None of these is objectively best. What matters is being clear about your LP exposure: how much volatility you’ll tolerate, how much active management you’ll do, how much impermanent loss you can stomach.

Common traps for beginners
A few snares worth seeing before any APR number:
- APR without composition: a “100% APR” tells you nothing until you know how much is fees vs freshly printed protocol token.
- Wild-volatility pools: pair two uncorrelated tiny coins and impermanent loss can eat most of your stake regardless of APR.
- Forgetting total cost: entering and exiting cost gas, slippage, and potential impermanent loss — sum them before comparing to gains.

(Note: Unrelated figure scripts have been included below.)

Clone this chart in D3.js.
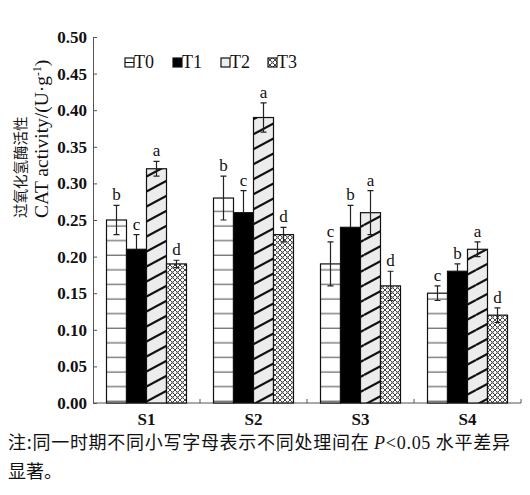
<!DOCTYPE html>
<html>
<head>
<meta charset="utf-8">
<script src="https://cdn.jsdelivr.net/npm/d3@7"></script>
<style>
  body { margin: 0; background: #fff; }
  text { font-family: "Liberation Serif", "DejaVu Serif", serif; }
</style>
</head>
<body>
<div id="chart"></div>
<script>
// Datos
const stages = ["S1", "S2", "S3", "S4"]
const treatments = ["T0", "T1", "T2", "T3"]
const meanT0 = [0.25, 0.28, 0.19, 0.15]
const meanT1 = [0.21, 0.26, 0.24, 0.18]
const meanT2 = [0.32, 0.39, 0.26, 0.21]
const meanT3 = [0.19, 0.23, 0.16, 0.12]
const errT0 = [0.02, 0.03, 0.03, 0.01]
const errT1 = [0.02, 0.03, 0.03, 0.01]
const errT2 = [0.01, 0.02, 0.03, 0.01]
const errT3 = [0.005, 0.01, 0.02, 0.01]
const letT0 = ["b", "b", "c", "c"]
const letT1 = ["c", "c", "b", "b"]
const letT2 = ["a", "a", "a", "a"]
const letT3 = ["d", "d", "d", "d"]
const yTicks = [0, 0.05, 0.1, 0.15, 0.2, 0.25, 0.3, 0.35, 0.4, 0.45, 0.5]

const means = [meanT0, meanT1, meanT2, meanT3]
const errs = [errT0, errT1, errT2, errT3]
const lets = [letT0, letT1, letT2, letT3]

const width = 530
const height = 495
const margins = { top: 37, bottom: 92, left: 93, right: 9 }

const svg = d3.select("#chart").append("svg").attr("width", width).attr("height", height)

// Patrones de relleno
const defs = svg.append("defs")
const pH = defs.append("pattern").attr("id", "pT0").attr("patternUnits", "userSpaceOnUse")
    .attr("width", 20).attr("height", 14.6)
pH.append("rect").attr("width", 20).attr("height", 14.6).attr("fill", "#fff")
pH.append("line").attr("x1", 0).attr("x2", 20).attr("y1", 7).attr("y2", 7).attr("stroke", "#444").attr("stroke-width", 1)

const pD = defs.append("pattern").attr("id", "pT2").attr("patternUnits", "userSpaceOnUse")
    .attr("width", 28).attr("height", 15)
pD.append("rect").attr("width", 28).attr("height", 15).attr("fill", "#ececec")
;[-15, 0, 15].forEach(o => {
    pD.append("line").attr("x1", 0).attr("y1", 15 + o).attr("x2", 28).attr("y2", o)
        .attr("stroke", "#111").attr("stroke-width", 2.2)
})

const pX = defs.append("pattern").attr("id", "pT3").attr("patternUnits", "userSpaceOnUse")
    .attr("width", 5).attr("height", 5)
pX.append("rect").attr("width", 5).attr("height", 5).attr("fill", "#fff")
pX.append("path").attr("d", "M0,0L5,5M5,0L0,5").attr("stroke", "#444").attr("stroke-width", 1)
pX.append("path").attr("d", "M2.5,1.2V3.8M1.2,2.5H3.8").attr("stroke", "#777").attr("stroke-width", 0.6)

const fills = { T0: "url(#pT0)", T1: "#000", T2: "url(#pT2)", T3: "url(#pT3)" }

// Escalas
const x0 = d3.scaleBand().domain(stages).range([margins.left, width - margins.right])
const x1 = d3.scaleBand().domain(treatments).range([13.5, x0.bandwidth() - 13.5])
const y = d3.scaleLinear().domain([0, 0.5]).range([height - margins.bottom, margins.top])

// Eje Y
const yAxis = d3.axisLeft(y).tickValues(yTicks).tickFormat(d3.format(".2f"))
    .tickSizeInner(-4).tickSizeOuter(0).tickPadding(6)
const gy = svg.append("g").attr("transform", `translate(${margins.left},0)`).call(yAxis)
gy.select(".domain").attr("stroke", "#555")
gy.selectAll(".tick line").attr("stroke", "#555")
gy.selectAll(".tick text").attr("font-size", 17).attr("font-weight", "bold").attr("fill", "#111")
    .style("font-family", "Liberation Serif")

// Eje X
const gx = svg.append("g")
gx.append("line").attr("x1", margins.left).attr("x2", width - margins.right)
    .attr("y1", y(0)).attr("y2", y(0)).attr("stroke", "#555")
gx.selectAll(".xt").data(stages).enter().append("line")
    .attr("x1", d => x0(d) + x0.bandwidth()).attr("x2", d => x0(d) + x0.bandwidth())
    .attr("y1", y(0)).attr("y2", y(0) - 4).attr("stroke", "#555")
gx.selectAll(".xl").data(stages).enter().append("text")
    .attr("x", d => x0(d) + x0.bandwidth() / 2).attr("y", y(0) + 22)
    .attr("text-anchor", "middle").attr("font-size", 17).attr("font-weight", "bold").attr("fill", "#111")
    .text(d => d)

// Barras
const rows = []
stages.forEach((s, i) => treatments.forEach((t, j) => {
    rows.push({ s, t, v: means[j][i], e: errs[j][i], l: lets[j][i] })
}))

const g = svg.append("g")
g.selectAll(".bar").data(rows).enter().append("rect")
    .attr("x", d => x0(d.s) + x1(d.t)).attr("width", x1.bandwidth())
    .attr("y", d => y(d.v)).attr("height", d => y(0) - y(d.v))
    .attr("fill", d => fills[d.t]).attr("stroke", "#111").attr("stroke-width", 1.2)

// Barras de error (en T1 solo se ve la parte superior)
const cx = d => x0(d.s) + x1(d.t) + x1.bandwidth() / 2
g.selectAll(".err").data(rows).enter().append("path")
    .attr("d", d => d.t === "T1"
        ? `M${cx(d)},${y(d.v)}V${y(d.v + d.e)}M${cx(d) - 3},${y(d.v + d.e)}H${cx(d) + 3}`
        : `M${cx(d)},${y(d.v - d.e)}V${y(d.v + d.e)}` +
          `M${cx(d) - 3},${y(d.v + d.e)}H${cx(d) + 3}M${cx(d) - 3},${y(d.v - d.e)}H${cx(d) + 3}`)
    .attr("stroke", "#222").attr("stroke-width", 1.2).attr("fill", "none")

g.selectAll(".let").data(rows).enter().append("text")
    .attr("x", cx).attr("y", d => y(d.v + d.e) - 5)
    .attr("text-anchor", "middle").attr("font-size", 17).attr("fill", "#111")
    .text(d => d.l)

// Leyenda
const legX = [125, 173, 221, 268]
const leg = svg.append("g")
treatments.forEach((t, i) => {
    leg.append("rect").attr("x", legX[i]).attr("y", 58).attr("width", 9).attr("height", 9)
        .attr("fill", t === "T0" ? "#fff" : t === "T2" ? "#eee" : fills[t]).attr("stroke", "#111").attr("stroke-width", 1.2)
    if (t === "T0") leg.append("line").attr("x1", legX[i]).attr("x2", legX[i] + 9)
        .attr("y1", 62.5).attr("y2", 62.5).attr("stroke", "#111")
    leg.append("text").attr("x", legX[i] + 9).attr("y", 68).attr("font-size", 18)
        .attr("fill", "#111").text(t)
})

// Titulo del eje Y
svg.append("text").attr("transform", "translate(26,218) rotate(-90)")
    .attr("font-size", 14.5).attr("fill", "#111")
    .style("font-family", "Noto Sans CJK SC").text("过氧化氢酶活性")
const yl = svg.append("text").attr("transform", "translate(48,218) rotate(-90)")
    .attr("font-size", 19.5).attr("fill", "#111")
yl.append("tspan").text("CAT activity/(U·g")
yl.append("tspan").attr("font-size", 11.5).attr("dy", -7).text("-1")
yl.append("tspan").attr("dy", 7).text(")")

// Nota
const note = svg.append("text").attr("x", 8).attr("y", 449).attr("font-size", 18).attr("fill", "#111")
    .attr("textLength", 502).attr("lengthAdjust", "spacing")
    .style("font-family", "Noto Sans CJK SC")
note.append("tspan").text("注:同一时期不同小写字母表示不同处理间在 ")
note.append("tspan").attr("font-style", "italic").style("font-family", "Liberation Serif").text("P")
note.append("tspan").style("font-family", "Liberation Serif").text("<0.05")
note.append("tspan").text(" 水平差异")
svg.append("text").attr("x", 8).attr("y", 478).attr("font-size", 18).attr("fill", "#111")
    .style("font-family", "Noto Sans CJK SC").text("显著。")
</script>
</body>
</html>
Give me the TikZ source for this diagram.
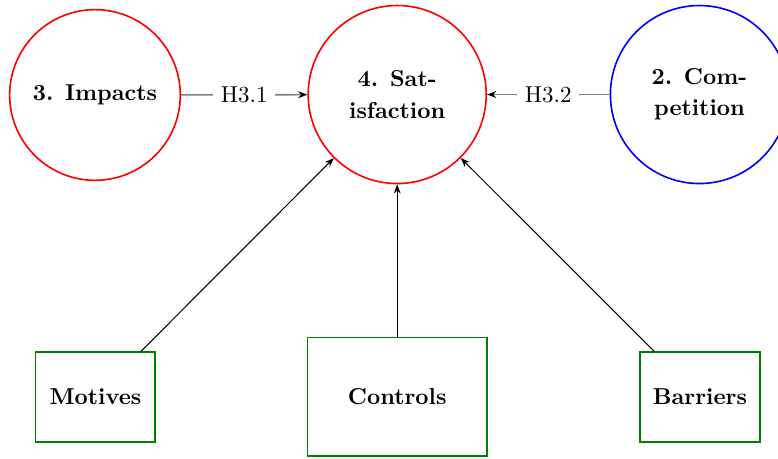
\documentclass[tikz,border=0pt]{standalone}
\usetikzlibrary{arrows.meta}
\definecolor{boxgreen}{RGB}{0,128,0}
\tikzset{
  construct/.style={circle, draw, line width=0.7pt, font=\bfseries, align=center, inner sep=0pt},
  measure/.style={rectangle, draw=boxgreen, line width=0.7pt, font=\bfseries},
  hyp/.style={draw=gray, line width=0.7pt, -{Stealth[black, length=4pt, width=3pt]}},
  infl/.style={draw=black, line width=0.45pt, -{Stealth[length=4pt, width=3pt]}},
  hyplabel/.style={fill=white, font=\normalfont}
}
\begin{document}
\begin{tikzpicture}[x=1pt,y=1pt]
\useasboundingbox (0,0) rectangle (338.26,-199.13);
% constructs
\node[construct, draw=red, minimum size=74.2pt] (imp) at (41.3,-41.3) {3. Impacts};
\node[construct, draw=red, minimum size=77.4pt] (sat) at (172.7,-41.1) {4. Sat-\\[1.5pt]isfaction};
\node[construct, draw=blue, minimum size=77.4pt] (comp) at (304.1,-41.1) {2. Com-\\[1.5pt]petition};
% measured factors
\node[measure, minimum width=52.0pt, minimum height=39.0pt] (mot) at (41.5,-172.6) {Motives};
\node[measure, minimum width=78.1pt, minimum height=51.7pt] (ctl) at (172.7,-172.5) {Controls};
\node[measure, minimum width=52.2pt, minimum height=39.0pt] (bar) at (304.3,-172.6) {Barriers};
% hypotheses
\draw[hyp] (imp) -- node[hyplabel] {H3.1} (sat);
\draw[hyp] (comp) -- node[hyplabel] {H3.2} (sat);
% influences on satisfaction
\draw[infl] (mot) -- (sat);
\draw[infl] (ctl) -- (sat);
\draw[infl] (bar) -- (sat);
\end{tikzpicture}
\end{document}
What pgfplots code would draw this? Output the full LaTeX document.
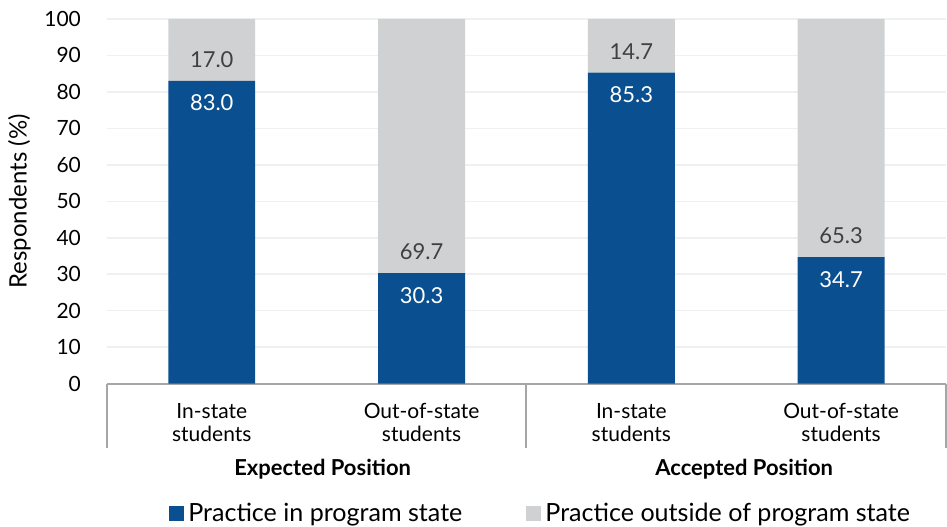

- Ignoring contract risk: an exploit can drain funds instantly. Prefer widely used, audited pools.
- Not reading lock-up terms: some pools require lock-ins before rewards unlock; you may not be able to exit when needed.
If you’re still finding your footing, read DeFi for beginners first, then come back to LP work.
Liquidity is DeFi’s engine — and its minefield
A precise summary: a liquidity pool is an “automatic quote desk” run by smart contracts, using math and supplier capital so on-chain swapping works without a traditional order book. Without these pools, DEXs don’t exist. Without LPs to fund them, even the slickest protocol is an empty shell.
But once this engine goes wrong, it’s also where the biggest blowups happen: contract exploits, price manipulation, severe impermanent loss in violent moves. Used well it powers DeFi; used carelessly it’s a minefield — the difference rarely comes from luck. It comes from whether you understood the mechanics above before stepping in.
This article is educational and not investment advice. DeFi involves smart contract risk, market volatility, and regulatory uncertainty — please evaluate carefully.
This article is for education only and is not financial advice. Crypto is volatile and risky — only ever risk what you can afford to lose.